LinkedIn Ads vs. Organic Content: When to Pay and When to Post
LinkedIn ads cost more per click than most people spend on lunch.
That’s not an exaggeration. The average cost per click on LinkedIn in 2025 is ₹520 ($6.20). During competitive periods like Q3, it jumps to ₹1,300. Your cost per lead? Expect ₹5,000 to ₹12,500.
Meanwhile, posting organic content costs exactly ₹0.
So why would anyone pay those prices? And when does free actually become expensive?
Let me break this down.
The Hidden Cost of “Free” Content
Yes, organic posts cost nothing to publish. But free has a catch.
LinkedIn’s organic reach has collapsed. Data from AuthoredUp shows a 65% drop from peak levels. That insightful post you spent an hour crafting? It’s reaching a fraction of your audience. Posts that once hit 10,000 views now struggle past 3,000.
This is especially brutal for company pages. Personal profiles still get some algorithmic love, but brand pages? It’s like throwing pamphlets into a monsoon.
So “free” isn’t really free when nobody sees it.
But here’s the twist: organic still works beautifully for the people doing it right.
Top 1% of LinkedIn creators are growing 157x faster than the average user. Same algorithm. Same platform. Wildly different results.
The difference isn’t luck. It’s strategy.

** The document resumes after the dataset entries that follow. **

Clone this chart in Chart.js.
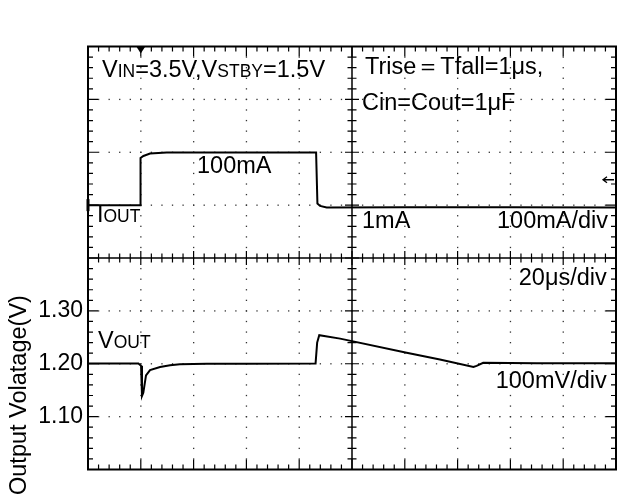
<!DOCTYPE html>
<html>
<head>
<meta charset="utf-8">
<script src="https://cdn.jsdelivr.net/npm/chart.js@4.4.0/dist/chart.umd.min.js"></script>
<style>
  html, body { margin: 0; padding: 0; background: #fff; }
</style>
</head>
<body>
<canvas class="js-chart" width="617" height="498"></canvas>
<script>
(function () {

  // time base: 20us/div, 10 div
  const ioutTime = [0, 19.7, 19.9, 21.0, 23.5, 29.8, 40, 60, 80, 86.4, 86.9, 87.9, 90.4, 120, 160, 200];
  const ioutMa = [0, 0, 89, 93, 97.5, 99.5, 99.3, 99.6, 99.4, 99.4, 3, -1.5, -4.5, -4, -4, -4.5];

  const voutTime = [0, 19.1, 20.1, 20.45, 20.95, 21.97, 23.5, 27.3, 31.1, 34.8, 45, 60, 86.2, 86.8, 87.6, 95.5, 120.7, 133.3, 146, 147.2, 149.7, 170, 200];
  const voutV = [1.2006, 1.2006, 1.196, 1.139, 1.145, 1.178, 1.188, 1.194, 1.197, 1.199, 1.200, 1.200, 1.2006, 1.240, 1.254, 1.2475, 1.2207, 1.208, 1.194, 1.196, 1.2017, 1.201, 1.201];

  const yTickLabels = ['1.10', '1.20', '1.30'];
  const yTitle = 'Output Volatage(V)';

  const FONT = '"Liberation Sans", Arial, sans-serif';

  const scopeGrid = {
    id: 'scopeGrid',
    beforeDatasetsDraw(chart) {
      const { ctx, chartArea: a, scales: { x, y } } = chart;
      const xAt = i => x.getPixelForValue(x.min + (x.max - x.min) * i / 50);
      const yAt = j => y.getPixelForValue(y.min + (y.max - y.min) * j / 40);
      ctx.save();

      // dotted major grid
      ctx.fillStyle = '#333';
      for (let i = 5; i < 50; i += 5) {
        if (i === 25) continue;
        for (let j = 1; j < 40; j++) ctx.fillRect(xAt(i) - 0.6, yAt(j) - 0.6, 1.3, 1.3);
      }
      for (let j = 5; j < 40; j += 5) {
        if (j === 20) continue;
        for (let i = 1; i < 50; i++) ctx.fillRect(xAt(i) - 0.6, yAt(j) - 0.6, 1.3, 1.3);
      }

      // center cross with ticks
      ctx.strokeStyle = '#000';
      ctx.lineWidth = 1.5;
      const cx = xAt(25), cy = yAt(20);
      ctx.beginPath();
      ctx.moveTo(a.left, cy); ctx.lineTo(a.right, cy);
      ctx.moveTo(cx, a.top); ctx.lineTo(cx, a.bottom);
      ctx.stroke();
      ctx.lineWidth = 1.2;
      ctx.beginPath();
      for (let i = 1; i < 50; i++) {
        const l = i % 5 === 0 ? 7 : 4.5;
        ctx.moveTo(xAt(i), cy - l); ctx.lineTo(xAt(i), cy + l);
      }
      for (let j = 1; j < 40; j++) {
        const l = j % 5 === 0 ? 7 : 4.5;
        ctx.moveTo(cx - l, yAt(j)); ctx.lineTo(cx + l, yAt(j));
      }
      // border ticks, inward
      for (let i = 1; i < 50; i++) {
        const l = i % 5 === 0 ? 10 : 5;
        ctx.moveTo(xAt(i), a.bottom); ctx.lineTo(xAt(i), a.bottom - l);
        ctx.moveTo(xAt(i), a.top); ctx.lineTo(xAt(i), a.top + l);
      }
      for (let j = 1; j < 40; j++) {
        const l = j % 5 === 0 ? 10 : 5;
        ctx.moveTo(a.left, yAt(j)); ctx.lineTo(a.left + l, yAt(j));
        ctx.moveTo(a.right, yAt(j)); ctx.lineTo(a.right - l, yAt(j));
      }
      ctx.stroke();

      // frame
      ctx.lineWidth = 2;
      ctx.strokeRect(a.left, a.top, a.right - a.left, a.bottom - a.top);

      // scope markers
      ctx.fillStyle = '#000';
      const tx = x.getPixelForValue(20);
      ctx.beginPath();
      ctx.moveTo(tx - 4.5, a.top); ctx.lineTo(tx + 4.5, a.top); ctx.lineTo(tx, a.top + 7);
      ctx.closePath(); ctx.fill();
      const gy = chart.scales.yI.getPixelForValue(0);
      ctx.fillRect(a.left - 1.5, gy - 6, 3, 12);
      const ay = chart.scales.yI.getPixelForValue(48);
      ctx.lineWidth = 1.3;
      ctx.beginPath();
      ctx.moveTo(a.right - 2, ay); ctx.lineTo(a.right - 13, ay);
      ctx.moveTo(a.right - 9, ay - 3); ctx.lineTo(a.right - 13, ay); ctx.lineTo(a.right - 9, ay + 3);
      ctx.stroke();
      ctx.restore();
    }
  };

  function rich(ctx, parts, px, py, align) {
    let w = 0;
    parts.forEach(p => { ctx.font = p[1] + 'px ' + FONT; w += ctx.measureText(p[0]).width; });
    let cur = align === 'right' ? px - w : px;
    parts.forEach(p => {
      ctx.font = p[1] + 'px ' + FONT;
      ctx.fillText(p[0], cur, py);
      cur += ctx.measureText(p[0]).width;
    });
  }

  const scopeText = {
    id: 'scopeText',
    afterDatasetsDraw(chart) {
      const { ctx, scales: { x, y } } = chart;
      const X = t => x.getPixelForValue(t);
      const Y = v => y.getPixelForValue(v);
      const B = 23.5, S = 17.5;
      ctx.save();
      ctx.fillStyle = '#000';
      ctx.textAlign = 'left';
      ctx.textBaseline = 'alphabetic';
      rich(ctx, [['V', B], ['IN', S], ['=3.5V,', B], ['V', B], ['STBY', S], ['=1.5V', B]], X(5.3), Y(1.743));
      rich(ctx, [['100mA', B]], X(41.3), Y(1.560));
      rich(ctx, [['I', B], ['OUT', S]], X(3.4), Y(1.468));
      rich(ctx, [['Trise', B], ['\uFF1D', B], ['Tfall=1\u03BCs,', B]], X(104.9), Y(1.748));
      rich(ctx, [['Cin=Cout=1\u03BCF', B]], X(103.8), Y(1.680));
      rich(ctx, [['1mA', B]], X(103.8), Y(1.457));
      rich(ctx, [['100mA/div', B]], X(197), Y(1.457), 'right');
      rich(ctx, [['20\u03BCs/div', B]], X(196.5), Y(1.348), 'right');
      rich(ctx, [['V', B], ['OUT', S]], X(3.8), Y(1.229));
      rich(ctx, [['100mV/div', B]], X(196.5), Y(1.155), 'right');

      // axis title
      ctx.translate(20, 495);
      ctx.rotate(-Math.PI / 2);
      ctx.textBaseline = 'middle';
      ctx.font = '23.5px ' + FONT;
      ctx.fillText(yTitle, 0, 0);
      ctx.restore();
    }
  };

  const trace = {
    borderColor: '#000',
    borderWidth: 2,
    pointRadius: 0,
    tension: 0,
    fill: false,
  };

  const config = {
    type: 'line',
    data: {
      datasets: [
        Object.assign({ label: 'IOUT', yAxisID: 'yI', data: ioutTime.map((t, i) => ({ x: t, y: ioutMa[i] })) }, trace),
        Object.assign({ label: 'VOUT', yAxisID: 'y', data: voutTime.map((t, i) => ({ x: t, y: voutV[i] })) }, trace),
      ]
    },
    options: {
      responsive: false,
      animation: false,
      layout: { padding: { top: 46.5, right: 1, bottom: 28.5, left: 0 } },
      plugins: {
        legend: { display: false },
        tooltip: { enabled: false }
      },
      scales: {
        x: { type: 'linear', min: 0, max: 200, display: false },
        y: {
          type: 'linear',
          position: 'left',
          min: 1.0,
          max: 1.8,
          grid: { display: false, drawTicks: false },
          border: { display: false },
          afterFit: s => { s.width = 88; },
          ticks: {
            stepSize: 0.1,
            autoSkip: false,
            padding: 5,
            color: '#000',
            font: { family: FONT, size: 23 },
            callback: v => {
              const s = (+v).toFixed(2);
              return yTickLabels.includes(s) ? s : '';
            }
          }
        },
        yI: { type: 'linear', min: -500, max: 300, display: false }
      }
    },
    plugins: [scopeGrid, scopeText]
  };

  new Chart(document.querySelector('.js-chart'), config);

})();
</script>
</body>
</html>
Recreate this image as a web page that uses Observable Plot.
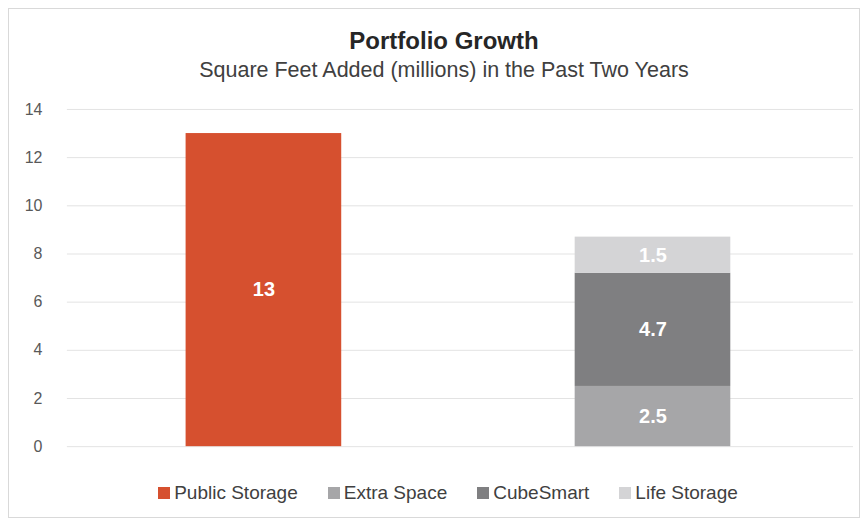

What Makes Organic Content Actually Work
Let me introduce you to Anjali.
Anjali runs a boutique HR consulting firm in Mumbai. When she started posting on LinkedIn, she was doing what everyone does—occasional company updates, the odd industry article share. Her posts got 100-200 views. Maybe a few likes from colleagues.
Then she changed her approach.
She switched from her company page to her personal profile. Started posting three times a week instead of twice a month. Spent 20 minutes daily commenting on others’ posts—not “Great insight!” but actual thoughtful responses.
Six months later: 15,000 average views per post. Four client inquiries per week directly from LinkedIn. Zero rupees spent on ads.
Here’s what she—and other top performers—do differently:
? Post from personal profiles, not company pages. The algorithm heavily favours individuals over brands.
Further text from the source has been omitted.